# What is it?



## wvdawg (Oct 27, 2015)

Thought about using this in the challenge, but changed my mind.  I think this is just a weed, but it comes back every year in this large planter and gets huge green leaves until they turn yellow in the fall and wither away.  Anyone know what kind of plant it is?


----------



## carver (Oct 27, 2015)

Sure looks like the leaves of a Peace lily Dennis


----------



## Lee Woodie (Oct 28, 2015)

looks like a  Heartleaf Philodendron


----------



## NCHillbilly (Oct 28, 2015)

It is a Hosta (plantain lily,) not a weed. They are commonly used in shady areas for landscaping.


----------



## rip18 (Nov 2, 2015)

Yep, what NCHillbilly said.


----------



## bfriendly (Nov 29, 2015)

NCHillbilly said:


> It is a Hosta (plantain lily,) not a weed. They are commonly used in shady areas for landscaping.

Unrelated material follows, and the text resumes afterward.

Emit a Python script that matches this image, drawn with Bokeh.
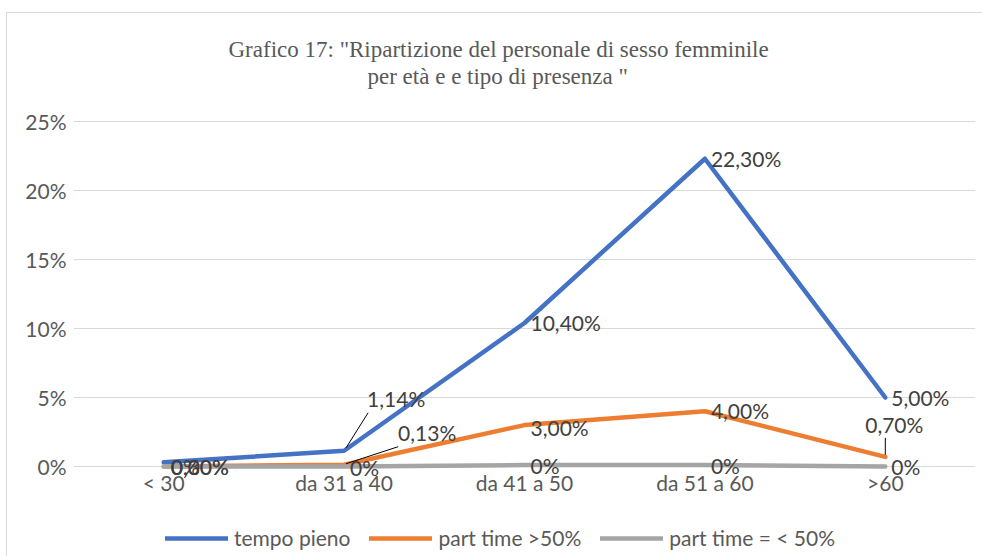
from bokeh.plotting import figure
from bokeh.models import (Range1d, FixedTicker, ColumnDataSource, Legend, LegendItem, Title)
from bokeh.core.properties import value
from bokeh.embed import file_html
from bokeh.resources import INLINE

categories = ["< 30", "da 31 a 40", "da 41 a 50", "da 51 a 60", ">60"]
tempo_pieno = [0.30, 1.14, 10.40, 22.30, 5.00]
part_time_sopra = [0.00, 0.13, 3.00, 4.00, 0.70]
part_time_sotto = [0.00, 0.00, 0.10, 0.10, 0.00]
lbl_tempo_pieno = ["0,30%", "1,14%", "10,40%", "22,30%", "5,00%"]
lbl_sopra = ["0,00%", "0,13%", "3,00%", "4,00%", "0,70%"]
lbl_sotto = ["0%", "0%", "0%", "0%", "0%"]
y_ticks = [0, 5, 10, 15, 20, 25]
y_tick_labels = ["0%", "5%", "10%", "15%", "20%", "25%"]
series_names = ["tempo pieno", "part time >50%", "part time = < 50%"]
colors = ["#4472C4", "#ED7D31", "#A5A5A5"]
title_line1 = 'Grafico 17: "Ripartizione del personale di sesso femminile'
title_line2 = 'per età e e tipo di presenza "'

# layout (pixels)
W, H = 982, 556
PLOT_LEFT, PLOT_RIGHT = 73, 975        # value area, horizontal
PLOT_TOP, PLOT_ZERO = 121, 466         # y of 25% and 0% gridlines
FRAME_TOP = 88
ML, MR, MT, MB = PLOT_LEFT, W - PLOT_RIGHT, FRAME_TOP, 0
YMAX = 25
px_x = (PLOT_RIGHT - PLOT_LEFT) / len(categories)
px_y = (PLOT_ZERO - PLOT_TOP) / YMAX
y_lo = -(H - PLOT_ZERO) / px_y
y_hi = YMAX + (PLOT_TOP - FRAME_TOP) / px_y

xs = [i + 0.5 for i in range(len(categories))]

border_css = ("linear-gradient(#d9d9d9,#d9d9d9) 6px 12px / 1px 100% no-repeat, "
              "linear-gradient(#d9d9d9,#d9d9d9) 6px 12px / 100% 1px no-repeat, white")
p = figure(width=W, height=H, output_backend="svg", toolbar_location=None,
           x_range=Range1d(0, len(categories)), y_range=Range1d(y_lo, y_hi),
           min_border_left=ML, min_border_right=MR, min_border_top=MT, min_border_bottom=MB,
           styles={"background": border_css})
p.outline_line_color = None
p.background_fill_color = None
p.border_fill_color = None

TF = "Lato"
FS = "21px"
AX_COL = "#595959"

p.xaxis.ticker = FixedTicker(ticks=xs)
p.xaxis.major_label_overrides = {x: c for x, c in zip(xs, categories)}
p.xaxis.fixed_location = 0
p.yaxis.ticker = FixedTicker(ticks=y_ticks)
p.yaxis.major_label_overrides = {t: l for t, l in zip(y_ticks, y_tick_labels)}
for ax in (p.xaxis, p.yaxis):
    ax.axis_line_color = None
    ax.major_tick_line_color = None
    ax.minor_tick_line_color = None
    ax.major_tick_out = 0
    ax.minor_tick_out = 0
    ax.major_label_text_font = TF
    ax.major_label_text_font_size = FS
    ax.major_label_text_color = AX_COL
p.xaxis.major_label_standoff = 3
p.yaxis.major_label_standoff = 7
p.xgrid.grid_line_color = None
p.ygrid.grid_line_color = "#d9d9d9"
p.ygrid.grid_line_width = 1.2

# Title (two lines)
p.title = None
t2 = Title(text=title_line2, align="left", offset=367 - ML,
           text_font="Liberation Serif", text_font_size="23px", text_font_style="normal",
           text_color=AX_COL, standoff=0)
t1 = Title(text=title_line1, align="left", offset=228 - ML,
           text_font="Liberation Serif", text_font_size="23px", text_font_style="normal",
           text_color=AX_COL, standoff=0)
p.add_layout(t2, "above")
p.add_layout(t1, "above")

renderers = []
for vals, col in zip([tempo_pieno, part_time_sopra, part_time_sotto], colors):
    r = p.line(xs, vals, line_color=col, line_width=4.5, line_cap="round", line_join="round")
    renderers.append(r)

# leader lines (pixel offsets from point: start, end)
leaders = [
    (1, tempo_pieno, (2, 3), (24, 38)),
    (1, part_time_sopra, (2, 1), (54, 18)),
    (4, part_time_sopra, (0, 2), (0, 19)),
]
lx0, ly0, lx1, ly1 = [], [], [], []
for i, vals, (a, b), (c, d) in leaders:
    lx0.append(xs[i] + a / px_x); ly0.append(vals[i] + b / px_y)
    lx1.append(xs[i] + c / px_x); ly1.append(vals[i] + d / px_y)
p.segment(lx0, ly0, lx1, ly1, line_color="#000000", line_width=1)

# data labels (pixel offsets: right, up)
lab_x, lab_y, lab_t, lab_dx, lab_dy, lab_al = [], [], [], [], [], []
offs = {
    0: [(7, -4), (23, 52), (6, 0), (6, 0), (6, 0)],
    1: [(7, 0), (54, 32), (6, -2), (6, 1), (9, 32)],
    2: [(7, 0), (6, -1), (6, 0), (6, 0), (6, 0)],
}
aligns = {
    0: ["left"] * 5,
    1: ["left", "left", "left", "left", "center"],
    2: ["left"] * 5,
}
for s, (vals, lbls) in enumerate(zip([tempo_pieno, part_time_sopra, part_time_sotto],
                                      [lbl_tempo_pieno, lbl_sopra, lbl_sotto])):
    for i in range(len(categories)):
        lab_x.append(xs[i]); lab_y.append(vals[i]); lab_t.append(lbls[i])
        lab_dx.append(offs[s][i][0]); lab_dy.append(-offs[s][i][1])
        lab_al.append(aligns[s][i])
src = ColumnDataSource(dict(x=lab_x, y=lab_y, t=lab_t, dx=lab_dx, dy=lab_dy, al=lab_al))
p.text(x="x", y="y", text="t", x_offset="dx", y_offset="dy", text_align="al",
       text_baseline="middle", text_font=value(TF), text_font_size=FS,
       text_color="#404040", source=src)

legend = Legend(items=[LegendItem(label=n, renderers=[r]) for n, r in zip(series_names, renderers)],
                orientation="horizontal", location=(165 - ML, 6),
                glyph_width=63, glyph_height=18, label_height=18, label_standoff=6, spacing=19,
                padding=0, margin=0, border_line_color=None, background_fill_alpha=0,
                label_text_font=TF, label_text_font_size=FS, label_text_color=AX_COL)
p.add_layout(legend, "center")

open("out.html", "w").write(file_html(p, INLINE))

It should bring you really nice blooms too.....There are lots of variations on these, but most should bloom once.


----------



## NE GA Pappy (Nov 29, 2015)

Hosta,  should bloom in mid May to June.  Shoots up a stem, and the blooms are on it.  We have them planted in the shady area under some trees and along the front porch.  Pretty easy plant to keep, and some beautiful foliage.  They also have a varigated one, with stripes on the leaves.


----------



## Anvil Head (Nov 30, 2015)

Pull it out when it dies off and break up the bulb mass into quarters (or more) they will come back up in the spring. You can spread them all over in shady/semi-shady areas. Some apparently taste really good to deer some don't.


----------